Кажется, Рыбаков внутренне все-таки сознает слабость своей позиции, когда отрицает роль новгородского Севера в нашей истории. Но это находит выражение опять-таки в очередной выдумке. Речь идет о появившемся на страницах его сочинений, в том числе и "Мира истории", племенном союзе вятичей, существовавшем, по его словам, одновременно с "суперсоюзом Русь" (с. 69).
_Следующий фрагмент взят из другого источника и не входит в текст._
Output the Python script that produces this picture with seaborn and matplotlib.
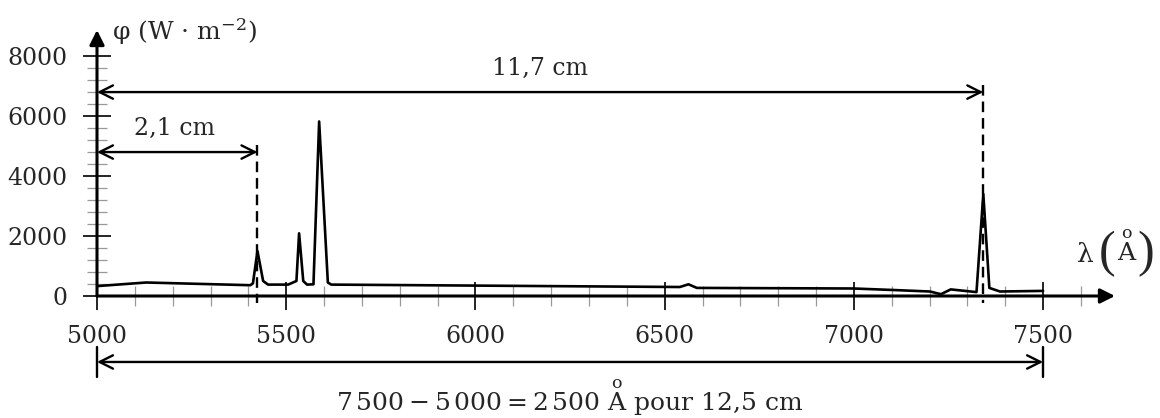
import matplotlib
matplotlib.use("Agg")
import matplotlib.pyplot as plt
import seaborn as sns
import numpy as np

# spectrum (wavelength in Angstrom, flux in W/m2)
wavelength = [5000, 5130, 5405, 5412, 5424, 5439, 5452, 5505, 5527, 5534, 5545,
              5555, 5572, 5587, 5610, 5619, 6540, 6563, 6585, 7000, 7104, 7201,
              7230, 7256, 7324, 7342, 7358, 7386, 7500]
flux = [330, 450, 360, 420, 1500, 500, 380, 380, 500, 2090, 500,
        380, 390, 5820, 450, 380, 300, 390, 270, 250, 200, 150,
        60, 220, 130, 3400, 270, 150, 170]

x_major = [5000, 5500, 6000, 6500, 7000, 7500]
y_major = [0, 2000, 4000, 6000, 8000]

# measured distances
line_a = 5424      # first marked line
line_b = 7342      # second marked line
y_arrow_a = 4800
y_arrow_b = 6800
y_arrow_scale = -2200

sns.set_theme(style="ticks")
plt.rcParams["font.family"] = ["DejaVu Serif"]
plt.rcParams["mathtext.fontset"] = "dejavuserif"

fig = plt.figure(figsize=(11.6, 4.18), dpi=100)
ax = fig.add_axes([97 / 1160, 122 / 418, 1018 / 1160, 266 / 418])

sns.lineplot(x=wavelength, y=flux, color="black", lw=1.9, ax=ax)

ax.set_xlim(5000, 7690)
ax.set_ylim(0, 8870)
for s in ax.spines.values():
    s.set_visible(False)

ax.set_xticks(x_major)
ax.set_xticks(np.arange(5000, 7601, 100), minor=True)
ax.set_yticks(y_major)
ax.set_yticks(np.arange(0, 8001, 400), minor=True)
ax.tick_params(which="major", direction="inout", length=20, width=1.2,
               color="black", labelsize=17, pad=11)
ax.tick_params(which="minor", direction="inout", length=15, width=0.9,
               color="#999999")

# axes with arrow heads
arrow_axis = dict(arrowstyle="-|>", lw=2.2, color="black",
                  mutation_scale=22, shrinkA=0, shrinkB=0)
ax.annotate("", xy=(1, 0), xytext=(0, 0), xycoords="axes fraction",
            arrowprops=arrow_axis, annotation_clip=False)
ax.annotate("", xy=(0, 1), xytext=(0, 0), xycoords="axes fraction",
            arrowprops=arrow_axis, annotation_clip=False)

# dashed markers
ax.plot([line_a, line_a], [y_arrow_a + 250, -250], color="black", lw=1.7,
        dashes=(4.5, 2.5), clip_on=False)
ax.plot([line_b, line_b], [y_arrow_b + 250, -250], color="black", lw=1.7,
        dashes=(4.5, 2.5), clip_on=False)

dbl = dict(arrowstyle="<->", lw=1.7, color="black", mutation_scale=24,
           shrinkA=0, shrinkB=0)
ax.annotate("", xy=(line_a, y_arrow_a), xytext=(5000, y_arrow_a),
            arrowprops=dbl, annotation_clip=False)
ax.annotate("", xy=(line_b, y_arrow_b), xytext=(5000, y_arrow_b),
            arrowprops=dbl, annotation_clip=False)
ax.annotate("", xy=(7500, y_arrow_scale), xytext=(5000, y_arrow_scale),
            arrowprops=dbl, annotation_clip=False)
ax.plot([5000, 5000], [-1700, -2700], color="black", lw=1.7, clip_on=False)
ax.plot([7500, 7500], [-1700, -2700], color="black", lw=1.7, clip_on=False)

ax.text(5206, 5600, "2,1 cm", ha="center", va="center", fontsize=17)
ax.text(6170, 7600, "11,7 cm", ha="center", va="center", fontsize=17)
ax.text(6250, -3400,
        r"$7\,500 - 5\,000 = 2\,500\ \overset{\mathrm{o}}{\mathrm{A}}$ pour 12,5 cm",
        ha="center", va="center", fontsize=18, clip_on=False)

ax.text(5040, 8800, "φ (W · m$^{-2}$)", ha="left", va="center",
        fontsize=18, clip_on=False)

# x-axis label: lambda (Angstrom) with tall parentheses
ax.text(7611, 1370, "λ", ha="center", va="center", fontsize=19, clip_on=False)
ax.text(7668, 1420, "(", ha="center", va="center", fontsize=36,
        family="Liberation Serif", clip_on=False)
ax.text(7722, 1600, r"$\overset{\mathrm{o}}{\mathrm{A}}$", ha="center",
        va="center", fontsize=18, clip_on=False)
ax.text(7772, 1420, ")", ha="center", va="center", fontsize=36,
        family="Liberation Serif", clip_on=False)

ax.set_xlabel("")
ax.set_ylabel("")
fig.savefig("out.png", dpi=100)
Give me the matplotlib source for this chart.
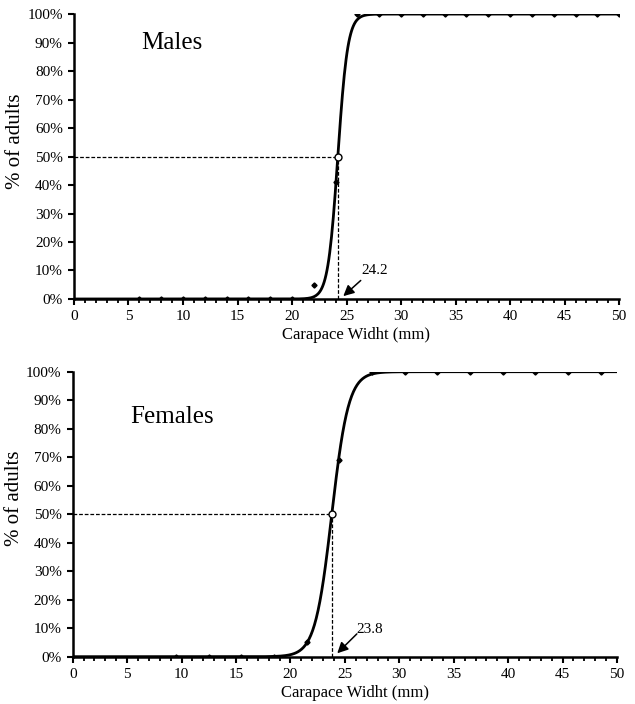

А поскольку о Руси академик пишет, по крайней мере, с V-VI вв., надо полагать, в этой фразе заложена такая же хронология вятического союза.
Дело, однако, в том, что вятичи, самое восточное из славянских политических образований, согласно летописи, были до 60–х годов X в. под властью Хазарии, и освободил их от этой зависимости Святослав [44]. Правда, одно время некоторые ученые были склонны рассматривать как указание на область вятичей упоминание в арабско–персидской литературе города В…т (Вабнит, Вантит). Но источники, дающие довольно разные формы написания этого названия, единодушны в том, что речь идет о городе, а не о племени или народе, территории и т. д. По этому и другим мотивам отождествлять его с землей вятичей, где к тому же в IX в. не было городов, оснований нет. Вот такой "мир истории" подарил читателю Рыбаков! Его фантазия создает порой впечатляющие (для неспециалистов) картины прошлого, не имеющие, однако, ничего общего с тем, что мы знаем из сохранившихся источников. Любая наука нуждается в гипотезах, но то, что делает с историей Руси Рыбаков, к научным гипотезам отнести нельзя.
Опубликовано в журнале "Вопросы Истории", №1, 1993 год, С. 23-32.
40
Рыбаков Б. А. Киевская Русь и русские княжества, с. 91-92 (любопытно, что цитирует он не текст НПЛ, а одну из работ А. А. Шахматова).
43
То, что иранцы (скифы и сарматы) приняли участие в формировании южной ветви восточного славянства, ныне признается почти всеми. Но называть славянами скифов, как это делали Самоквасов, Забелин, Иловайский и другие,- решаются немногие.